I’m not going to wade into the weeds and I absolutely am not interested in argument. What I am doing is recording for my children where their mother stands. I see now that believing voting was enough was wrong. I see now that blind faith in the arc of justice being fair and finding its own way was wrong. I see now that complacency in my own comfortable life was wrong. I see now that the racism from which I was protected by the accident of my birth is an actual, real danger to my brothers and sisters. I see now that post-racial is a myth. I see now that I must not assume anything, but must purposely pop the bubble around myself and move into the world with purpose.
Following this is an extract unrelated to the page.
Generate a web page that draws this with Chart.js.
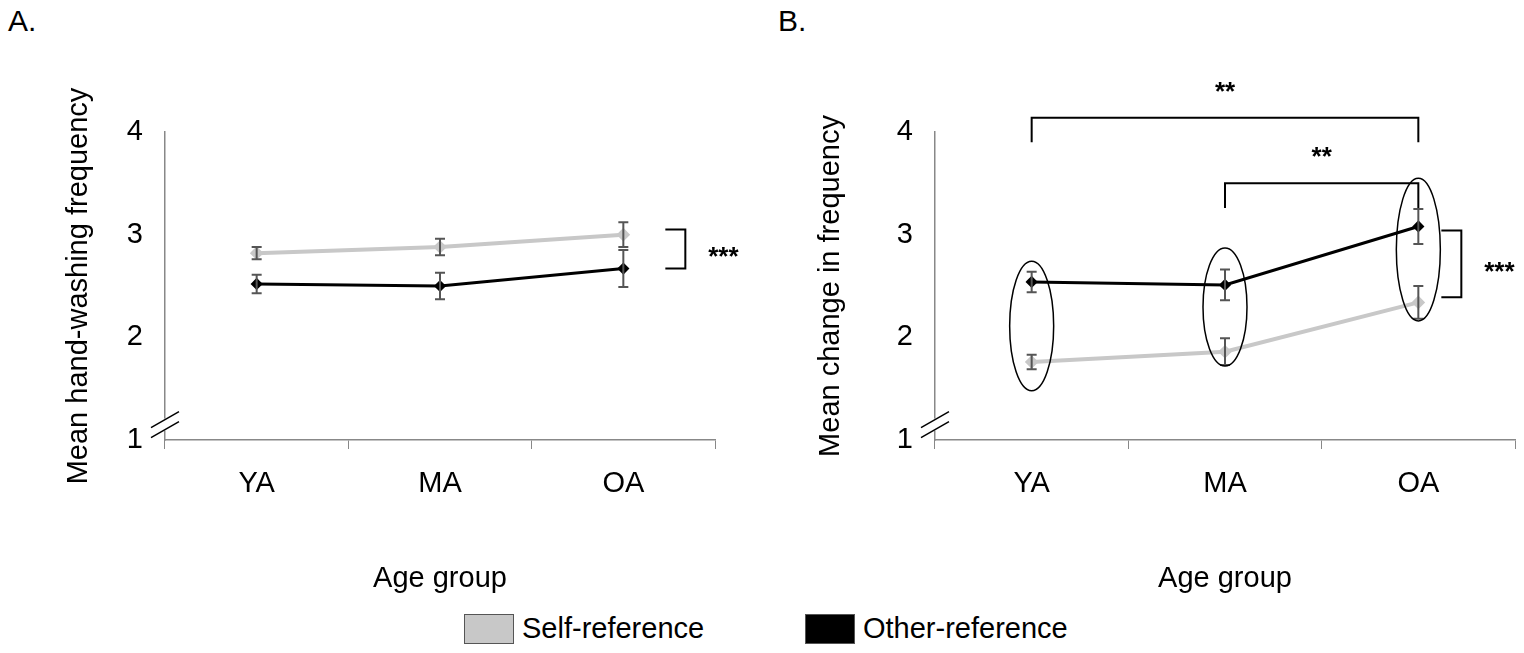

A black friend said to me, “You’re so surprised. We are not. We knew this.” and I realize how I and my other feminist friends have failed utterly to listen. Listen, listen, listen. My friend comforted me in my sorrow and fear- feelings with which she is far more familiar and acquainted than me, and I apologized. She told me it was not necessary to apologize, but to stand up, speak up, move forward with faith. This is dance she has been mastering the steps of for generations, and we would do well to pay attention to her voice, and the voices of all those who knew. Listen listen listen. And then move forward.
The ideas that constitute the American experiment are some of the finest 0f inspired human directives- e pluribus unum, liberty, justice and freedom for all in a pluralistic society. We’ve not moved in a straight line towards those goals, not ever- but the beliefs holding those ideals up have been our guiding principles for 240 years. We’ve failed before. We’ve hurt ourselves before, and we’ve healed. We’ve cut ourselves now pretty badly on the razor’s edge of our experiment, but we’re not broken. We just forgot how sharp the edges were in our complacency.
As best you can, bandage your wounds, roll up your sleeves. I will help. Lets get to work. I’ll be there with you.